Dataset rows
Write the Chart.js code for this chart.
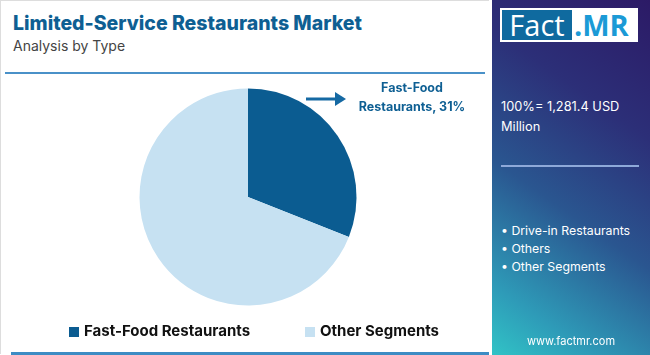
<!DOCTYPE html>
<html>
<head>
<meta charset="utf-8">
<script src="https://cdn.jsdelivr.net/npm/chart.js@4.4.1/dist/chart.umd.min.js"></script>
<style>
  html,body{margin:0;padding:0;width:650px;height:355px;overflow:hidden;background:#fff;font-family:Inter,"Open Sans",sans-serif;}
  #left{position:absolute;left:0;top:0;width:489px;height:354px;border-left:1px solid #ddd;border-top:1px solid #ddd;box-sizing:border-box;}
  #title{position:absolute;left:12px;top:10px;font-size:19.5px;font-weight:800;color:#0e5f93;white-space:nowrap;letter-spacing:0px;}
  #sub{position:absolute;left:12px;top:36px;font-size:14px;color:#444;white-space:nowrap;}
  #topline{position:absolute;left:5px;top:72px;width:480px;height:2px;background:#4a91c8;}
  #botline{position:absolute;left:11px;top:352px;width:478px;height:3px;background:#3d8cc4;}
  #cv{position:absolute;left:0;top:0;}
  #lbl{position:absolute;left:342px;top:78px;width:140px;text-align:center;font-size:12.5px;font-weight:700;color:#0e5f93;line-height:19px;}
  #arrow{position:absolute;left:304px;top:90px;}
  #legend{position:absolute;top:321px;left:0;width:490px;height:20px;font-size:15px;font-weight:700;color:#111;}
  .li{position:absolute;top:0;white-space:nowrap;}
  .sw{display:inline-block;width:10px;height:10px;margin-right:5px;vertical-align:-1px;}
  #right{position:absolute;left:492px;top:0;width:158px;height:355px;
    background:linear-gradient(215deg,#2c1a66 0%,#2c2f78 30%,#2a5690 58%,#2e9bb8 85%,#31c3c6 100%);}
  #logo{position:absolute;left:8px;top:8px;width:138px;height:34px;background:#fff;}
  #fact{position:absolute;left:2px;top:2px;width:70px;height:30px;background:#0f6a9f;color:#fff;font-size:29px;line-height:30px;text-align:center;font-family:"Open Sans",sans-serif;}
  #mr{position:absolute;left:74px;top:2px;height:30px;color:#1b9ad6;font-size:29px;line-height:30px;font-weight:700;font-family:"Open Sans",sans-serif;}
  #tot{position:absolute;left:9px;top:97px;color:#fff;font-size:12.8px;line-height:20px;white-space:nowrap;}
  #rline{position:absolute;left:9px;top:165px;width:138px;height:2px;background:#8ea9d9;}
  #bul{position:absolute;left:9px;top:222px;color:#fff;font-size:12.3px;line-height:18px;white-space:nowrap;}
  #www{position:absolute;left:0;top:334px;width:158px;text-align:center;color:#fff;font-size:11px;}
</style>
</head>
<body>
<script>
const categories = ["Fast-Food Restaurants", "Other Segments"];
const shares = [31, 69];
const colors = ["#0b5c91", "#c6e1f2"];
const totalText = "100%= 1,281.4 USD Million";
const otherItems = ["Drive-in Restaurants", "Others", "Other Segments"];
</script>
<div id="left">
  <div id="title">Limited-Service Restaurants Market</div>
  <div id="sub">Analysis by Type</div>
</div>
<div id="topline"></div>
<canvas id="cv" width="490" height="355"></canvas>
<svg id="arrow" width="44" height="18"><line x1="2" y1="9" x2="32" y2="9" stroke="#1569a3" stroke-width="3"/><polygon points="31,2 42,9 31,16" fill="#1569a3"/></svg>
<div id="lbl"></div>
<div id="legend"></div>
<div id="botline"></div>
<div id="right">
  <div id="logo"><div id="fact">Fact</div><div id="mr">.MR</div></div>
  <div id="tot"></div>
  <div id="rline"></div>
  <div id="bul"></div>
  <div id="www">www.factmr.com</div>
</div>
<script>
document.getElementById('lbl').innerHTML = "Fast-Food<br>Restaurants, " + shares[0] + "%";
document.getElementById('tot').innerHTML = "100%= 1,281.4 USD<br>Million";
document.getElementById('bul').innerHTML = otherItems.map(s => "• " + s).join("<br>");
const lg = document.getElementById('legend');
const pos = [69, 305];
categories.forEach((c,i) => {
  const d = document.createElement('div');
  d.className = 'li';
  d.style.left = pos[i] + 'px';
  d.innerHTML = '<span class="sw" style="background:'+colors[i]+'"></span>' + c;
  lg.appendChild(d);
});
new Chart(document.getElementById('cv'), {
  type: 'pie',
  data: { labels: categories, datasets: [{ data: shares, backgroundColor: colors, borderWidth: 0 }] },
  options: {
    responsive: false, animation: false,
    layout: { padding: { left: 139.5, right: 133.5, top: 88.5, bottom: 49.5 } },
    plugins: { legend: { display: false }, tooltip: { enabled: false } }
  }
});
</script>
</body>
</html>
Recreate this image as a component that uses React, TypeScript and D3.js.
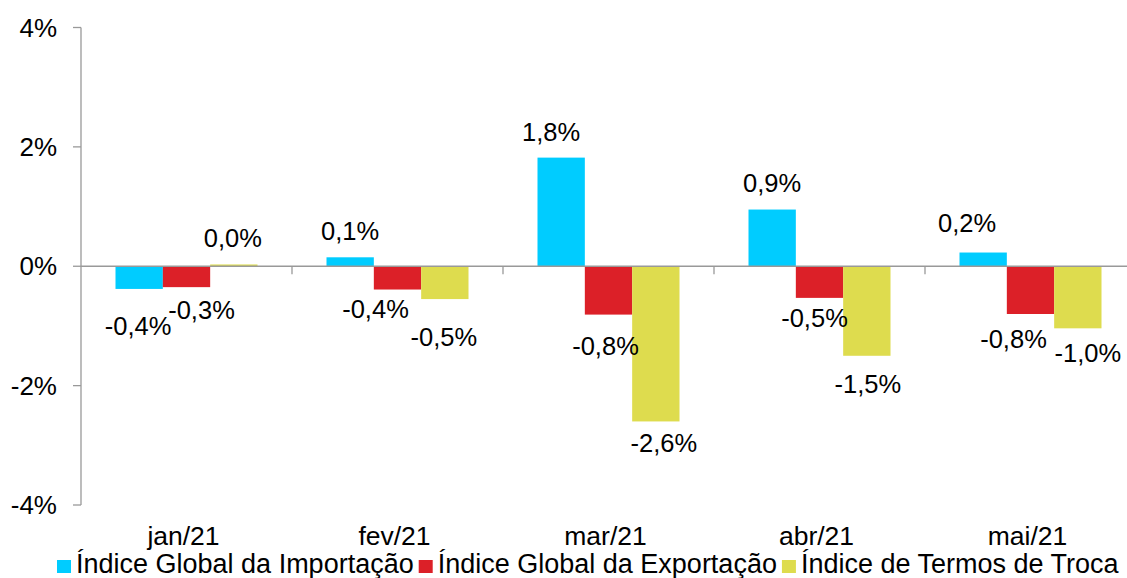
import React, { useEffect, useRef } from 'react';
import * as d3 from 'd3';

const categories = ['jan/21', 'fev/21', 'mar/21', 'abr/21', 'mai/21'];
const seriesNames = ['Índice Global da Importação', 'Índice Global da Exportação', 'Índice de Termos de Troca'];
const importValues = [-0.38, 0.15, 1.82, 0.95, 0.23];
const exportValues = [-0.35, -0.39, -0.81, -0.53, -0.8];
const tradeValues = [0.03, -0.55, -2.6, -1.5, -1.04];
const importLabels = ['-0,4%', '0,1%', '1,8%', '0,9%', '0,2%'];
const exportLabels = ['-0,3%', '-0,4%', '-0,8%', '-0,5%', '-0,8%'];
const tradeLabels = ['0,0%', '-0,5%', '-2,6%', '-1,5%', '-1,0%'];
const yTicks = [-4, -2, 0, 2, 4];
const yTickLabels = ['-4%', '-2%', '0%', '2%', '4%'];
const colors = ['#00CCFF', '#DC2028', '#DEDC4E'];
// manual label nudges (px): relative to bar centre (dx) and bar end (dy)
const importDx = [-1, 0, -10, 0, -16];
const exportDx = [15, -22, -3, -5, -17];
const tradeDx = [-1, -1, 8, 1, 10];
const importDy = [46, -17.5, -17, -17.7, -21];
const exportDy = [31.6, 28, 40, 29, 34];
const tradeDy = [-17.7, 46.6, 31, 37, 34];

const W = 1127;
const H = 578;
const FONT = "'Liberation Sans', Arial, sans-serif";

export default function App() {
  const ref = useRef<SVGSVGElement>(null);

  useEffect(() => {
    const svg = d3.select(ref.current);
    svg.selectAll('*').remove();

    const values = [importValues, exportValues, tradeValues];
    const labels = [importLabels, exportLabels, tradeLabels];
    const dxs = [importDx, exportDx, tradeDx];
    const dys = [importDy, exportDy, tradeDy];

    const left = 81;
    const band = 211;
    const x = d3.scaleBand<string>().domain(categories).range([left, left + band * categories.length]).padding(0);
    const y = d3.scaleLinear().domain([-4, 4]).range([505, 27.5]);
    const xs = d3.scaleBand<number>().domain([0, 1, 2]).range([34.5, band - 34.5]).padding(0);

    const text = (g: any, px: number, py: number, s: string, size: number, anchor: string) =>
      g.append('text')
        .attr('x', px)
        .attr('y', py)
        .attr('text-anchor', anchor)
        .attr('font-size', size)
        .attr('font-family', FONT)
        .attr('fill', '#000')
        .text(s);

    const axisColor = '#999999';

    // y axis
    svg.append('line').attr('x1', left).attr('x2', left).attr('y1', y(4)).attr('y2', y(-4))
      .attr('stroke', axisColor).attr('stroke-width', 1.3);
    yTicks.forEach((t, i) => {
      svg.append('line').attr('x1', left - 8).attr('x2', left).attr('y1', y(t)).attr('y2', y(t))
        .attr('stroke', axisColor).attr('stroke-width', 1.3);
      text(svg, 57, y(t) + 9, yTickLabels[i], 26, 'end');
    });

    // bars
    values.forEach((vals, s) => {
      vals.forEach((v, i) => {
        const bx = (x(categories[i]) as number) + (xs(s) as number);
        const y0 = y(0);
        const y1 = y(v);
        svg.append('rect')
          .attr('x', bx)
          .attr('width', xs.bandwidth())
          .attr('y', Math.min(y0, y1))
          .attr('height', Math.abs(y1 - y0))
          .attr('fill', colors[s]);
      });
    });

    // x axis (zero line)
    svg.append('line').attr('x1', left).attr('x2', left + band * categories.length)
      .attr('y1', y(0)).attr('y2', y(0)).attr('stroke', axisColor).attr('stroke-width', 1.3);
    categories.forEach((c, i) => {
      if (i > 0) {
        const tx = x(c) as number;
        svg.append('line').attr('x1', tx).attr('x2', tx).attr('y1', y(0)).attr('y2', y(0) + 8)
          .attr('stroke', axisColor).attr('stroke-width', 1.3);
      }
      text(svg, (x(c) as number) + band / 2 - 3, 545, c, 26.5, 'middle');
    });

    // data labels
    values.forEach((vals, s) => {
      vals.forEach((v, i) => {
        const cx = (x(categories[i]) as number) + (xs(s) as number) + xs.bandwidth() / 2;
        text(svg, cx + dxs[s][i], y(v) + dys[s][i], labels[s][i], 25.5, 'middle');
      });
    });

    // legend
    let lx = 57;
    const ly = 573;
    seriesNames.forEach((name, s) => {
      svg.append('rect').attr('x', lx).attr('y', ly - 13).attr('width', 14).attr('height', 13).attr('fill', colors[s]);
      const t = text(svg, lx + 19, ly, name, 27, 'start');
      const w = (t.node() as SVGTextElement).getComputedTextLength();
      lx = lx + 19 + w + 5;
    });
  }, []);

  return (
    <svg
      ref={ref}
      width={W}
      height={H}
      style={{ position: 'absolute', left: 0, top: 0, background: '#fff' }}
    />
  );
}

*Given request:*
Only the lines between the one with "Recreate this image" and the one with "import * as d3 from 'd3';", those two included, get copied from the material above. Keep it exact and free of pictures.

*The completed task:*
Recreate this image as a component that uses React, TypeScript and D3.js.
import React, { useEffect, useRef } from 'react';
import * as d3 from 'd3';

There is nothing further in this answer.